KUSN-FM's call letters were changed to KSFT (K-Soft) in 1974 to reflect a new automated beautiful music format provided by Schulke, a syndication company. The FM station's power was increased from 3,000 watts to 27,500 watts. KSFT also began broadcasting in FM stereo. In 1977, KSFT ended its beautiful music sound. The station became "T-105" and began an automated Top 40 format. It moved to Album-Oriented Rock (AOR) in 1978, and, when it was acquired from KUSN in 1979, was switched to country.
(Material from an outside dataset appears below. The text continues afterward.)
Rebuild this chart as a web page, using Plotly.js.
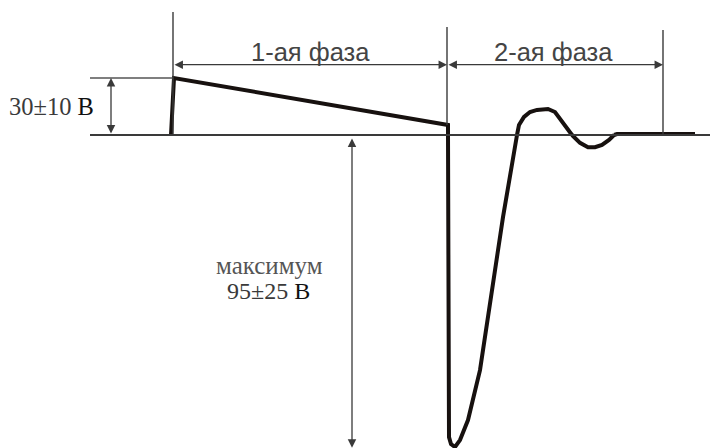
<!DOCTYPE html>
<html>
<head>
<meta charset="utf-8">
<script src="https://cdn.plot.ly/plotly-3.0.1.min.js"></script>
<style>
  html, body { margin: 0; padding: 0; background: #fff; }
  #chart { width: 710px; height: 448px; }
</style>
</head>
<body>
<div id="chart"></div>
<script>
// Dimension values (volts) and their captions
const stepLevel = 30;
const dipMax = 95;
const stepLabel = '30±10 В';
const dipLabelTop = 'максимум';
const dipLabelBottom = '95±25 В';

// Phase boundaries (time, schematic units) and phase captions
const phaseEdges = [173, 447, 663];
const phaseLabels = ['1-ая фаза', '2-ая фаза'];

// Waveform pieces: positive parts use the upper voltage scale,
// negative parts use the lower (compressed) voltage scale
const phase1T = [171, 174, 448, 448];
const phase1V = [0, 30, 5.3, 0];
const dipT = [448, 448, 449, 451, 455, 460, 468, 480, 503, 517];
const dipV = [0, -88.3, -92, -94.1, -95, -92.9, -86.8, -71.6, -25, 0];
const overshootT = [517, 519, 524, 530, 537, 544, 548, 555, 563, 572];
const overshootV = [0, 5.3, 9.5, 12.1, 13.2, 13.7, 13.7, 12.1, 6.8, 0];
const undershootT = [572, 580, 588, 595, 602, 609, 614];
const undershootV = [0, -2.4, -3.7, -3.7, -3.0, -1.5, 0];
const settleT = [614, 617, 695];
const settleV = [0, 0.5, 0.5];

// Page geometry
const W = 710, H = 448;
const basePx = 135;           // zero-volt line, px from top
const upScale = 57 / stepLevel;   // px per volt above zero
const lowScale = 312 / dipMax;    // px per volt below zero
const upBottomPx = 160, lowTopPx = 110;

const pulseLine = { color: '#17110f', width: 4 };
function seg(t, v, axis) {
  return { x: t, y: v, yaxis: axis, type: 'scatter', mode: 'lines',
           line: pulseLine, hoverinfo: 'skip', showlegend: false };
}
const traces = [
  seg(phase1T, phase1V, 'y'),
  seg(dipT, dipV, 'y2'),
  seg(overshootT, overshootV, 'y'),
  seg(undershootT, undershootV, 'y2'),
  seg(settleT, settleV, 'y')
];

const thin = { color: '#3a3a3a', width: 1.4 };
const dimY = 37;   // level of the phase dimension arrows (upper scale)
const shapes = [
  // zero line
  { type: 'line', xref: 'x', yref: 'y', x0: 90, x1: 710, y0: 0, y1: 0,
    line: { color: '#3a3a3a', width: 1.8 } },
  // step level reference
  { type: 'line', xref: 'x', yref: 'y', x0: 90, x1: phaseEdges[0], y0: stepLevel, y1: stepLevel,
    line: { color: '#555', width: 1.4 } },
  // phase extension lines
  { type: 'line', xref: 'x', yref: 'y', x0: phaseEdges[0], x1: phaseEdges[0], y0: 0, y1: 64.7, line: thin },
  { type: 'line', xref: 'x', yref: 'y', x0: phaseEdges[1], x1: phaseEdges[1], y0: 5.3, y1: 56.8, line: thin },
  { type: 'line', xref: 'x', yref: 'y', x0: phaseEdges[2], x1: phaseEdges[2], y0: 0.5, y1: 55.3, line: thin }
];

function dimArrow(x0, y0, x1, y1, yref) {
  return { xref: 'x', yref: yref, axref: 'x', ayref: yref,
           x: x1, y: y1, ax: x0, ay: y0, text: '', showarrow: true,
           arrowside: 'end+start', arrowhead: 2, startarrowhead: 2,
           arrowsize: 1.3, startarrowsize: 1.3, arrowwidth: 1.3,
           arrowcolor: '#3a3a3a', standoff: 0, startstandoff: 0 };
}
const serif = 'Liberation Serif, Times New Roman, serif';
const sans = 'Liberation Sans, Arial, sans-serif';
const annotations = [
  dimArrow(111, 0, 111, stepLevel, 'y'),
  dimArrow(phaseEdges[0], dimY, phaseEdges[1], dimY, 'y'),
  dimArrow(phaseEdges[1], dimY, phaseEdges[2], dimY, 'y'),
  dimArrow(352, -0.6, 352, -dipMax - 0.2, 'y2'),
  { xref: 'x', yref: 'y', x: 51, y: stepLevel / 2, text: stepLabel.replace('В', '<span style="color:#111">В</span>'),
    showarrow: false, font: { family: serif, size: 24.5, color: '#3a3a3a' } },
  { xref: 'x', yref: 'y', x: (phaseEdges[0] + phaseEdges[1]) / 2, y: 43.7, text: phaseLabels[0],
    showarrow: false, font: { family: sans, size: 25.5, color: '#444' } },
  { xref: 'x', yref: 'y', x: (phaseEdges[1] + phaseEdges[2]) / 2 - 2, y: 43.7, text: phaseLabels[1],
    showarrow: false, font: { family: sans, size: 25.5, color: '#444' } },
  { xref: 'x', yref: 'y2', x: 269, y: -(265 - basePx) / lowScale, text: dipLabelTop,
    showarrow: false, font: { family: serif, size: 25, color: '#555' } },
  { xref: 'x', yref: 'y2', x: 268, y: -(291 - basePx) / lowScale,
    text: dipLabelBottom.replace('В', '<span style="color:#111">В</span>'),
    showarrow: false, font: { family: serif, size: 24, color: '#3a3a3a' } }
];

const hidden = { visible: false, showgrid: false, zeroline: false, fixedrange: true };
const layout = {
  width: W, height: H,
  margin: { l: 0, r: 0, t: 0, b: 0, pad: 0 },
  paper_bgcolor: '#fff', plot_bgcolor: 'rgba(0,0,0,0)',
  showlegend: false,
  xaxis: Object.assign({ range: [0, W], domain: [0, 1] }, hidden),
  yaxis: Object.assign({ domain: [(H - upBottomPx) / H, 1], anchor: 'x',
    range: [-(upBottomPx - basePx) / upScale, basePx / upScale] }, hidden),
  yaxis2: Object.assign({ domain: [0, (H - lowTopPx) / H], anchor: 'x',
    range: [-(H - basePx) / lowScale, (basePx - lowTopPx) / lowScale] }, hidden),
  shapes: shapes,
  annotations: annotations
};

Plotly.newPlot('chart', traces, layout, { displayModeBar: false, staticPlot: true });
</script>
</body>
</html>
===1989-2000: KKJO "K-Jo 105" ===
KKJO swapped frequencies with KSFT on March 1, 1989, moving the country format to the AM, and KKJO (K-JO 105) shifted to Top 40/CHR. In 1992, in the wake of the growing presence of rhythmic tracks on Top-40, KKJO became hot adult contemporary, while KSFT 1270 started broadcasting satellite formats, first adult standards and later oldies. KKJO would switch to all-Christmas music in the final weeks of the year, approaching December 25.

===2000-Present KKJO "K-Jo 105-5" ===
On April 24, 2000, at 6 a.m., KKJO moved up the dial to 105.5 FM. This was done to allow Susquehanna Broadcasting to start a station at 105.1 in the Kansas City radio market. That station became '80s hits KFME, and is now contemporary hit radio KCJK, owned by Cumulus Media.

KKJO's last song played on 105.1 was also the first song the station played in 1989, "We Built This City" by Starship. The first song after the move to 105.5 was "Everything You Want" by Vertical Horizon.

On May 21, 2011, KKJO played "It's The End of the World As We Know It (And I Feel Fine)" by R.E.M. on a loop for several hours as a stunt related to the end times prediction by evangelist Harold Camping of Family Radio.

Today, KKJO has evolved back to a Top 40 (CHR) format. KKJO is currently programmed by Travis Dodge.